Dari Kawasab Kuliner Laksa Tangerang, kami diantar menuju Kampung Bekelir dengan melewati Taman Gajah, yang gajahnya terbuat dari daur ulang ban. Kampung ini semula bernama Babakan, sejak disponsori pabrik cat, jalanannya berupa conblock di cat warna warni. Sayang sekali sejak ada pandemi kondisi Kampung Bekelir kusam karena cat tidak diperbarui. Selain jalanan berwarna, juga banyak lukisan mural. Agar wisatawan betah berlama-lama disini, sebaiknya warga dilatih menjadi UMKM untuk menjajakan kuliner khas atau minuman kekinian.

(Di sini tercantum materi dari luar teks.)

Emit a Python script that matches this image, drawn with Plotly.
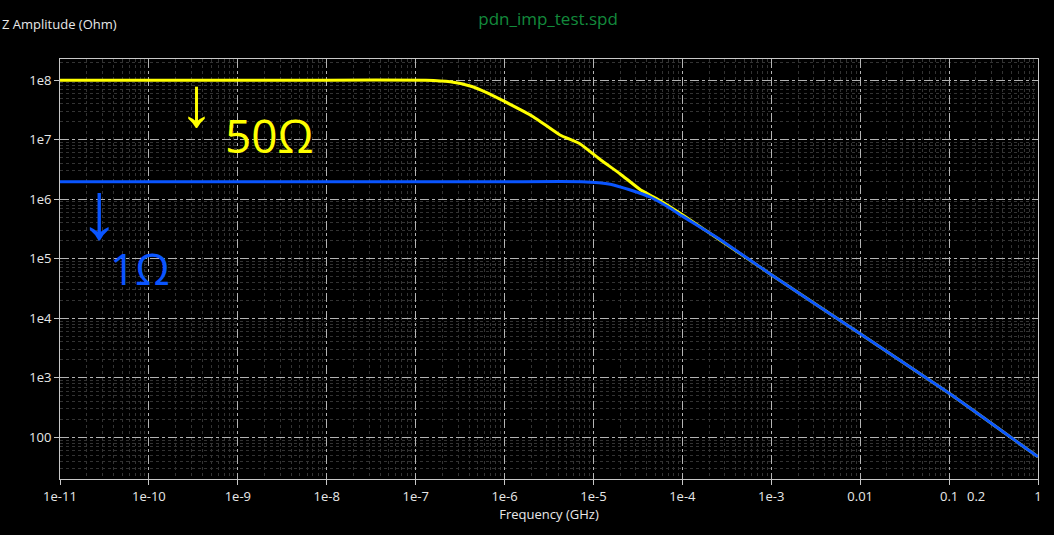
import plotly.graph_objects as go

# frequency in GHz, |Z| in Ohm
freq_50 = [1e-11, 1e-9, 1e-8, 1.3e-7, 2.45e-7, 4.1e-7, 6.3e-7, 1e-6, 2.1e-6,
           4.2e-6, 7.1e-6, 1.2e-5, 2e-5, 3.4e-5, 5e-5, 1e-4, 1e-3, 1e-2, 1e-1, 1.0]
z_50 = [1e8, 1e8, 1e8, 1e8, 9.4e7, 8.0e7, 6.2e7, 4.4e7, 2.44e7,
        1.2e7, 8.5e6, 4.6e6, 2.66e6, 1.43e6, 1.05e6, 5.5e5, 5.4e4, 5.5e3, 550, 47]

freq_1 = [1e-11, 1e-9, 1e-6, 7.4e-6, 1.55e-5, 2.6e-5, 4.4e-5, 7.3e-5,
          1e-4, 2.6e-4, 1e-3, 1e-2, 1e-1, 1.0]
z_1 = [1.97e6, 1.97e6, 1.97e6, 1.97e6, 1.79e6, 1.43e6, 1.08e6, 7.06e5,
       5.2e5, 2.14e5, 5.4e4, 5.5e3, 550, 47]

x_tickvals = [1e-11, 1e-10, 1e-9, 1e-8, 1e-7, 1e-6, 1e-5, 1e-4, 1e-3, 1e-2, 1e-1, 1]
x_ticktext = ["1e-11", "1e-10", "1e-9", "1e-8", "1e-7", "1e-6", "1e-5", "1e-4",
              "1e-3", "0.01", "0.1", "1"]
y_tickvals = [100, 1e3, 1e4, 1e5, 1e6, 1e7, 1e8]
y_ticktext = ["100", "1e3", "1e4", "1e5", "1e6", "1e7", "1e8"]

txt = "#e8e8e8"
font = "Open Sans, Noto Sans, sans-serif"

fig = go.Figure()
fig.add_trace(go.Scatter(x=freq_50, y=z_50, mode="lines", name="50 Ohm",
                         line=dict(color="#ffff00", width=3, shape="spline", smoothing=0.4)))
fig.add_trace(go.Scatter(x=freq_1, y=z_1, mode="lines", name="1 Ohm",
                         line=dict(color="#0a55ff", width=3, shape="spline", smoothing=0.4)))

axis = dict(showline=True, linecolor="#c8c8c8", linewidth=1, mirror=True,
            ticks="outside", ticklen=5, tickcolor="#c8c8c8",
            showgrid=True, gridcolor="#b4b4b4", griddash="dashdot", gridwidth=1,
            zeroline=False, tickfont=dict(color=txt, size=13, family=font),
            minor=dict(dtick="D1", showgrid=True, gridcolor="#333333",
                       griddash="dot", gridwidth=1, ticks=""))

fig.update_xaxes(type="log", range=[-11, 0], tickmode="array",
                 tickvals=x_tickvals, ticktext=x_ticktext,
                 title=dict(text="Frequency (GHz)", standoff=4,
                            font=dict(color=txt, size=13, family=font)),
                 **axis)
fig.update_yaxes(type="log", range=[1.30, 8.356], tickmode="array",
                 tickvals=y_tickvals, ticktext=y_ticktext, **axis)

fig.update_layout(
    width=1054, height=535,
    margin=dict(l=60, r=16, t=59, b=56),
    paper_bgcolor="black", plot_bgcolor="black",
    showlegend=False,
    title=dict(text="pdn_imp_test.spd", x=0.52, xanchor="center", y=0.965,
               yanchor="middle", font=dict(color="#138a3c", size=17, family=font)),
)

# extra label and notes
fig.add_annotation(text="Z Amplitude (Ohm)", xref="paper", yref="paper",
                   x=-0.061, y=1.083, xanchor="left", yanchor="middle",
                   showarrow=False, font=dict(color=txt, size=13, family=font))
fig.add_annotation(text="0.2", xref="paper", yref="paper", x=0.9366, y=-0.041,
                   xanchor="center", yanchor="middle", showarrow=False,
                   font=dict(color=txt, size=13, family=font))

notes = [("↓", 0.140, 0.905, 70, "#ffff00"), ("50Ω", 0.214, 0.819, 46, "#ffff00"),
         ("↓", 0.040, 0.648, 80, "#0a55ff"), ("1Ω", 0.082, 0.502, 44, "#0a55ff")]
for t, x, y, s, c in notes:
    fig.add_annotation(text=t, xref="paper", yref="paper", x=x, y=y,
                       xanchor="center", yanchor="middle", showarrow=False,
                       font=dict(color=c, size=s, family=font))

fig.write_html("out.html", config={"displayModeBar": False},
               post_script="document.body.style.margin='0';")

Sebelum waktu sholat dzuhur, kami sudah kembali lagi ke Taman Elektrik, sehingga sebagian peserta bisa melaksanakan sholat di masjid.
Selama perjalanan, bus wisata yang dilengkapi fasilitas karaoke ini memutar lagu keroncong modern Tangerang. Karena dari peserta tidak asa yang berminat menyanyi.
Upaya kota Tangerang  masih dinilai setengah hati. Daripada menambah destinasi wisata yang kurang hips, sebaiknya kuliner Pasar Lama, klenteng Boen Tek Bio, masjid Kali Pasir, Museum Benteng, dan  Cisadane Walk lebih ditonjolkan sehingga tetap menjadi ikon wisata bagi kota Tangerang.
Yuk, wisata keliling kota Tangerang dengan bus Jawara.